By the way, how did the Independents break yesterday? Left or right? Here’s a hint: it was by a two to one margin!
hairybeast
November 4, 2009 at 8:52 pm
Thom, it’s even worse. Corzine was an incumbent in a heavily Dem State with the help of a third party candidate, triple the cash of his opponent and Obama stitched to his neck like an unabsorbed fetal twin and he still managed to tank by a number higher than Hoffman – the third party candidate who almost won!
hairybeast
November 4, 2009 at 9:00 pm
Yep, and let us not forget this was a vote of some one hundred and twenty thousand souls, vs the millions and millions in Jersey and Virginny. Trust the looney left to seize upon whatever straw in reach. Heh.
hairybeast
November 4, 2009 at 7:56 pm
Wes sid “It says that Tea Party candidates can’t win in areas where Republicans wouldn’t already win.”
So who was the Republican candidate in NY 23?
thompaine
November 4, 2009 at 8:59 pm
Now that’s a trick question thom. Let’s see…
Not Scozzafavazavaguava – she backed the Dem…
Not Hoffman – he was a third party candidate…
Not the Dem, cuz, he’s – you know – a Dem…
Ok the Beast Gives.
hairybeast
November 4, 2009 at 9:04 pm
Try and reason it out like a riddle.
The “Republican” Scab and fester dropped out
Hoffman was a 3rd party candidate
and Owens was the Democrat
So…….. you ready
Is the suspense killing you????????
There was no Republican candidate!!!
thompaine
November 4, 2009 at 9:13 pm
By the way it IS kind of a shame that we’ll never hear from her again because that is a name just MADE for mockery.
thompaine
November 4, 2009 at 9:14 pm
Yep, back in the 80’s NH elected A Dem congressman who was named Richard Swett.

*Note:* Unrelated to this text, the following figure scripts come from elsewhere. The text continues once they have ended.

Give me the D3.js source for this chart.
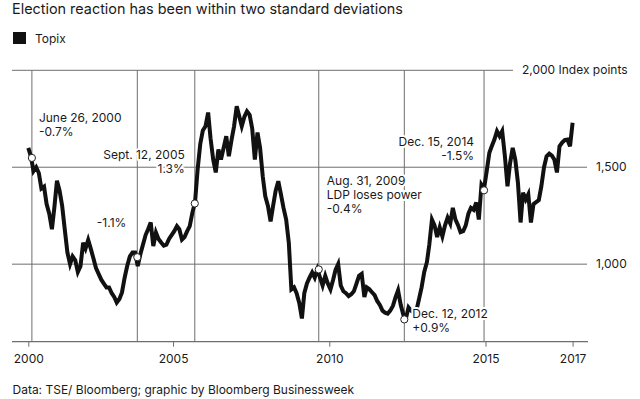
<!DOCTYPE html>
<html lang="en">
<head>
  <meta charset="utf-8" />
  <title>Topix election reaction</title>
  <style>
    body { margin: 0; background: #fff; }
    svg text { font-family: Inter, "Liberation Sans", sans-serif; fill: #1a1a1a; }
    .note { font-size: 12px; paint-order: stroke; stroke: #fff; stroke-width: 4px; stroke-linejoin: round; }
  </style>
  <script src="https://cdn.jsdelivr.net/npm/d3@7"></script>
</head>
<body>
<script>

// monthly Topix level (first month May 2000, last Oct 2017)
const firstMonth = "2000-05-15";
const topix = [
  1600, 1555, 1480, 1500, 1470, 1390, 1400, 1310,                  // 2000 (May-Dec)
  1260, 1180, 1290, 1430, 1380, 1300, 1180, 1060, 1000, 1040, 1020, 960,   // 2001
  990, 1110, 1080, 1125, 1080, 1030, 980, 950, 920, 900, 880, 880,         // 2002
  850, 830, 802, 820, 854, 930, 990, 1040, 1060, 1060, 990, 1050,          // 2003
  1100, 1150, 1180, 1215, 1093, 1163, 1130, 1112, 1095, 1100, 1130, 1150,  // 2004
  1170, 1196, 1180, 1127, 1140, 1170, 1196, 1266, 1320, 1488, 1620, 1690,  // 2005
  1711, 1782, 1650, 1540, 1473, 1591, 1540, 1600, 1660, 1557, 1640, 1711,  // 2006
  1814, 1760, 1711, 1760, 1788, 1770, 1700, 1540, 1679, 1600, 1454, 1350,  // 2007
  1300, 1220, 1300, 1380, 1428, 1360, 1290, 1230, 1110, 870, 880, 850,     // 2008
  800, 720, 850, 900, 930, 957, 930, 973, 930, 890, 940, 900,              // 2009
  870, 920, 970, 1000, 890, 860, 850, 835, 845, 860, 900, 940,             // 2010
  950, 830, 880, 870, 855, 840, 810, 790, 760, 750, 745, 760,              // 2011
  785, 830, 865, 790, 740, 720, 777, 760, 750, 760, 820, 880,              // 2012
  960, 1010, 1100, 1230, 1200, 1140, 1190, 1144, 1200, 1240, 1210, 1290,   // 2013
  1230, 1200, 1165, 1170, 1200, 1260, 1290, 1280, 1318, 1230, 1410, 1390,  // 2014
  1480, 1575, 1608, 1643, 1686, 1660, 1686, 1560, 1402, 1520, 1600, 1540,  // 2015
  1420, 1215, 1369, 1333, 1360, 1215, 1310, 1320, 1330, 1402, 1500, 1557,  // 2016
  1570, 1560, 1540, 1473, 1608, 1627, 1640, 1643, 1608, 1729               // 2017 (Jan-Oct)
];

// elections marked on the chart
const eventDates  = ["2000-06-26", "2003-11-10", "2005-09-12", "2009-08-31", "2012-05-27", "2014-12-15"];
const eventValues = [1548, 1036, 1313, 973, 715, 1381];
const eventLabels = [
  ["June 26, 2000", "-0.7%"],
  ["-1.1%"],
  ["Sept. 12, 2005", "1.3%"],
  ["Aug. 31, 2009", "LDP loses power", "-0.4%"],
  ["Dec. 12, 2012", "+0.9%"],
  ["Dec. 15, 2014", "-1.5%"]
];

// axis ticks
const xTickLabels = ["2000", "2005", "2010", "2015", "2017"];
const yTicks = [1000, 1500, 2000];
const yTickLabels = ["1,000", "1,500", "2,000 Index points"];

// where each note sits next to its marker
const notePos = [
  {dx: 7,   y: 121.7, anchor: "start"},
  {dx: -11, y: 226.7, anchor: "end"},
  {dx: -10, y: 159.3, anchor: "end"},
  {dx: 8,   y: 185,   anchor: "start"},
  {dx: 8,   y: 318.3, anchor: "start"},
  {dx: -10, y: 145.7, anchor: "end"}
];

const W = 640, H = 399;
const parse = d3.timeParse("%Y-%m-%d");

const start = parse(firstMonth);
const data = topix.map((v, i) => ({date: d3.timeMonth.offset(start, i), value: v}));
const events = eventDates.map((d, i) => ({date: parse(d), value: eventValues[i], lines: eventLabels[i], pos: notePos[i]}));

const svg = d3.select("body")
  .append("svg")
    .attr("width", W)
    .attr("height", H);

svg.append("rect").attr("width", W).attr("height", H).attr("fill", "#fff");

const x = d3.scaleTime()
  .domain([data[0].date, data[data.length - 1].date])
  .range([28.3, 572.6]);

const y = d3.scaleLinear()
  .domain([600, 2000])
  .range([341.7, 70.3]);

// title + legend
svg.append("text")
  .attr("x", 12).attr("y", 14)
  .style("font-size", "14.4px")
  .text("Election reaction has been within two standard deviations");

svg.append("rect")
  .attr("x", 13).attr("y", 32).attr("width", 13).attr("height", 12)
  .attr("fill", "#111");
svg.append("text")
  .attr("x", 35).attr("y", 42.7)
  .style("font-size", "12px")
  .text("Topix");

// horizontal grid lines with labels on the right
const grid = svg.append("g");
grid.selectAll("line")
  .data(yTicks)
  .join("line")
    .attr("x1", 12)
    .attr("x2", d => d === 2000 ? 513 : 587)
    .attr("y1", d => y(d))
    .attr("y2", d => y(d))
    .attr("stroke", "#6e6e6e")
    .attr("stroke-width", 1);
grid.selectAll("text")
  .data(yTicks)
  .join("text")
    .attr("x", d => d === 2000 ? 522 : 596)
    .attr("y", d => y(d) + 3.8)
    .style("font-size", "12px")
    .text((d, i) => yTickLabels[i]);

// vertical lines at each election
svg.append("g").selectAll("line")
  .data(events)
  .join("line")
    .attr("x1", d => x(d.date))
    .attr("x2", d => x(d.date))
    .attr("y1", y(2000))
    .attr("y2", y(600))
    .attr("stroke", "#6e6e6e")
    .attr("stroke-width", 1);

// x axis
const tickDates = [data[0].date, new Date(2005, 0, 1), new Date(2010, 0, 1), new Date(2015, 0, 1), data[data.length - 1].date];
const xAxis = svg.append("g")
  .attr("transform", `translate(0, ${y(600)})`)
  .call(d3.axisBottom(x).tickValues(tickDates).tickFormat((d, i) => xTickLabels[i]).tickSize(5).tickSizeOuter(0));
xAxis.select(".domain").remove();
xAxis.selectAll(".tick line").attr("stroke", "#6e6e6e");
xAxis.selectAll(".tick text")
  .attr("y", 21.6).attr("dy", 0)
  .style("font-size", "12px")
  .style("font-family", "Inter, 'Liberation Sans', sans-serif")
  .attr("fill", "#1a1a1a");
svg.append("line")
  .attr("x1", 12).attr("x2", 588)
  .attr("y1", y(600)).attr("y2", y(600))
  .attr("stroke", "#6e6e6e")
  .attr("stroke-width", 1.3);

// the index line
const line = d3.line()
  .x(d => x(d.date))
  .y(d => y(d.value));
svg.append("path")
  .datum(data)
  .attr("d", line)
  .attr("fill", "none")
  .attr("stroke", "#111")
  .attr("stroke-width", 4)
  .attr("stroke-linejoin", "miter");

// markers
svg.append("g").selectAll("circle")
  .data(events)
  .join("circle")
    .attr("cx", d => x(d.date))
    .attr("cy", d => y(d.value))
    .attr("r", 3.6)
    .attr("fill", "#fff")
    .attr("stroke", "#222")
    .attr("stroke-width", 1);

// notes
const notes = svg.append("g").selectAll("text")
  .data(events)
  .join("text")
    .attr("class", "note")
    .attr("text-anchor", d => d.pos.anchor)
    .attr("x", d => x(d.date) + d.pos.dx)
    .attr("y", d => d.pos.y);
notes.selectAll("tspan")
  .data(d => d.lines.map((t, i) => ({t, i, x: x(d.date) + d.pos.dx})))
  .join("tspan")
    .attr("x", d => d.x)
    .attr("dy", d => d.i === 0 ? 0 : 13.8)
    .text(d => d.t);

// source
svg.append("text")
  .attr("x", 12.5).attr("y", 394)
  .style("font-size", "12px")
  .text("Data: TSE/ Bloomberg; graphic by Bloomberg Businessweek");

</script>
</body>
</html>
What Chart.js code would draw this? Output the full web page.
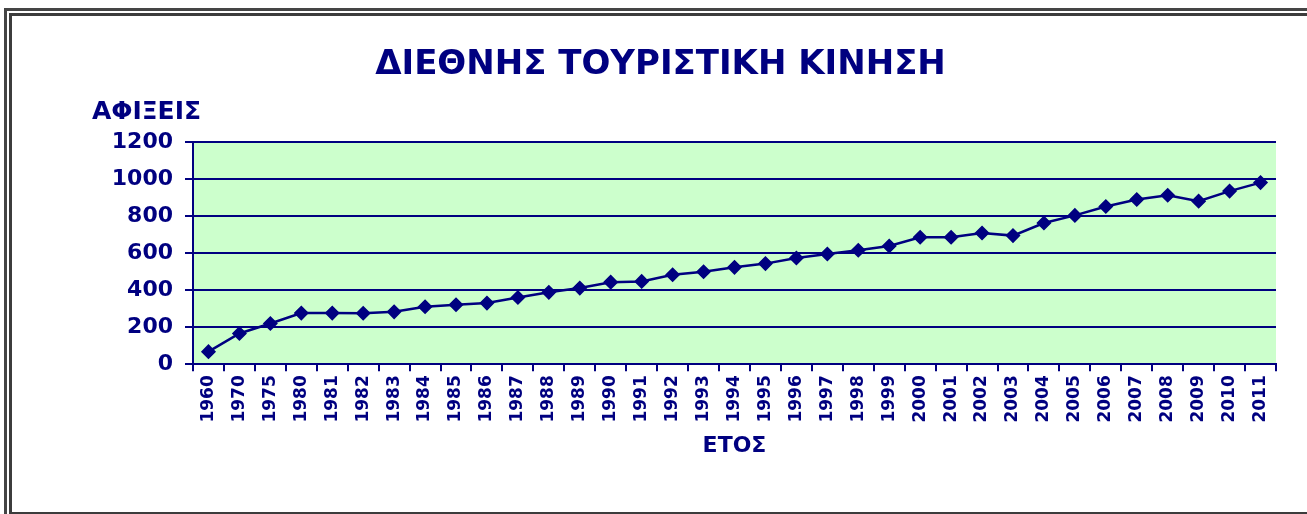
<!DOCTYPE html>
<html>
<head>
<meta charset="utf-8">
<script src="https://cdn.jsdelivr.net/npm/chart.js@4"></script>
<style>
  body { margin:0; background:#fff; }
  #wrap { position:relative; width:1307px; height:514px; overflow:hidden; }
  .frame { position:absolute; border:3px solid #454545; pointer-events:none; }
  #outer { left:4px; top:8px; width:1400px; height:600px; }
  #inner { left:9px; top:13px; width:1400px; height:496px; border-color:#3c3c3c; }
</style>
</head>
<body>
<div id="wrap">
  <canvas id="tourism" width="1307" height="514"></canvas>
  <div class="frame" id="outer"></div>
  <div class="frame" id="inner"></div>
</div>
<script>
const years = ['1960','1970','1975','1980','1981','1982','1983','1984','1985','1986','1987','1988',
  '1989','1990','1991','1992','1993','1994','1995','1996','1997','1998','1999','2000','2001','2002',
  '2003','2004','2005','2006','2007','2008','2009','2010','2011'];
const arrivals = [68,166,220,276,276,275,283,310,321,330,360,388,
  411,443,447,483,499,523,543,573,595,615,638,685,685,708,
  694,762,803,851,889,912,880,934,980];

const navy = '#000080';
const fontFam = '"DejaVu Sans", Verdana, sans-serif';

// green plot background + horizontal y title
const plotExtras = {
  id: 'plotExtras',
  beforeDraw(chart){
    const a = chart.chartArea;
    const ctx = chart.ctx;
    ctx.save();
    ctx.fillStyle = '#ccffcc';
    ctx.fillRect(a.left, a.top, a.right - a.left, a.bottom - a.top);
    ctx.restore();
  },
  afterDraw(chart){
    const a = chart.chartArea;
    const ctx = chart.ctx;
    ctx.save();
    ctx.font = 'bold 25px ' + fontFam;
    ctx.fillStyle = navy;
    ctx.textAlign = 'center';
    ctx.textBaseline = 'middle';
    ctx.fillText('ΑΦΙΞΕΙΣ', a.left - 46.5, a.top - 29);
    ctx.restore();
  }
};

new Chart(document.getElementById('tourism'), {
  type: 'line',
  data: {
    labels: years,
    datasets: [{
      label: 'ΑΦΙΞΕΙΣ',
      data: arrivals,
      borderColor: navy,
      borderWidth: 2.5,
      backgroundColor: navy,
      pointStyle: 'rectRot',
      pointRadius: 6.5,
      pointBorderWidth: 1.5,
      pointBackgroundColor: navy,
      pointBorderColor: navy,
      tension: 0
    }]
  },
  options: {
    responsive: false,
    animation: false,
    devicePixelRatio: 1,
    layout: { padding: { left: 45, right: 31, top: 10, bottom: 49 } },
    plugins: {
      legend: { display: false },
      tooltip: { enabled: false },
      title: {
        display: true,
        text: 'ΔΙΕΘΝΗΣ ΤΟΥΡΙΣΤΙΚΗ ΚΙΝΗΣΗ',
        color: navy,
        font: { family: fontFam, size: 34, weight: 'bold' },
        padding: { top: 35, bottom: 56 }
      }
    },
    scales: {
      x: {
        offset: true,
        grid: { offset: true, drawOnChartArea: false, drawTicks: true, tickLength: 7, color: navy, lineWidth: 2 },
        border: { color: navy, width: 2 },
        ticks: {
          autoSkip: false, minRotation: 90, maxRotation: 90, padding: 4,
          color: navy, font: { family: fontFam, size: 17, weight: 'bold' }
        },
        title: {
          display: true, text: 'ΕΤΟΣ', color: navy,
          font: { family: fontFam, size: 22, weight: 'bold' },
          padding: { top: 6, bottom: 6 }
        }
      },
      y: {
        min: 0, max: 1200,
        afterFit: function(scale){ scale.width = 148; },
        grid: { color: navy, lineWidth: 2, tickLength: 8 },
        border: { color: navy, width: 2 },
        ticks: {
          stepSize: 200, padding: 12, color: navy,
          font: { family: fontFam, size: 22, weight: 'bold' },
          callback: function(v){ return String(v); }
        }
      }
    }
  },
  plugins: [plotExtras]
});
</script>
</body>
</html>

But everybody called him “Dick”.
No lie.
hairybeast
November 4, 2009 at 9:18 pm
Yeah but it was the most important race of the election, thom. Wes said so. The third party candidate who ran against the Dem and the Dem-Backing Repub almost won! That’s important, isn’t it?
hairybeast
November 4, 2009 at 9:16 pm
Pretty remarkable to me how close the race was in NY 23, given that Hoffman was unknown until a few weeks before the election. Also, Scozzafavarazza was still on the ballot and RECEIVED something like 5% of the vote. It is entirely possible that relatively unknown Hoffman could have pulled this off.
But those are just minor details, of course.
Mo K.
November 5, 2009 at 9:37 am
If by minor you mean less significant than the fact that this was a Democratic win in a solidly Republican district at a time when Republicans are more disaffected than they have been in years, then yes, they are.
Furthermore, the Democrats had far less reason to turn out for a national race this year, because they had far less to prove. Facts are that Owens should never have won that seat and Hoffman was comfortably ahead of his Republican counterpart in polling before she quit.
And the “relatively unknown” Hoffman had insane amounts of support from the conservative hive mind.
Gah, who cares? This is stupid.
Wes
November 5, 2009 at 9:49 am
“a time when Republicans are more disaffected than they have been in years,”
I’ve got to disagree with you there. I contend that they were far more disaffected from 06 through 08. They are starting to get their act together. In a way it is eazier to lure voters to your side while you are not in power. After all you can’t be blamed when things go wrong. Think about the Dems in the later Bush years.
“Gah, who cares? This is stupid.”
You know I genuinely feel bad for Wes sometimes. For a liberal he almost always presents a passionate, articulate argument but alas he is simply far outnumbered.
thompaine
November 5, 2009 at 10:18 am
I just didn’t get why Scozzafavarazza dropped out. I guess she didn’t want to get embarrassed by how badly she was going to get beaten. Nobody wants to come in third I guess in a nationally followed congressional race.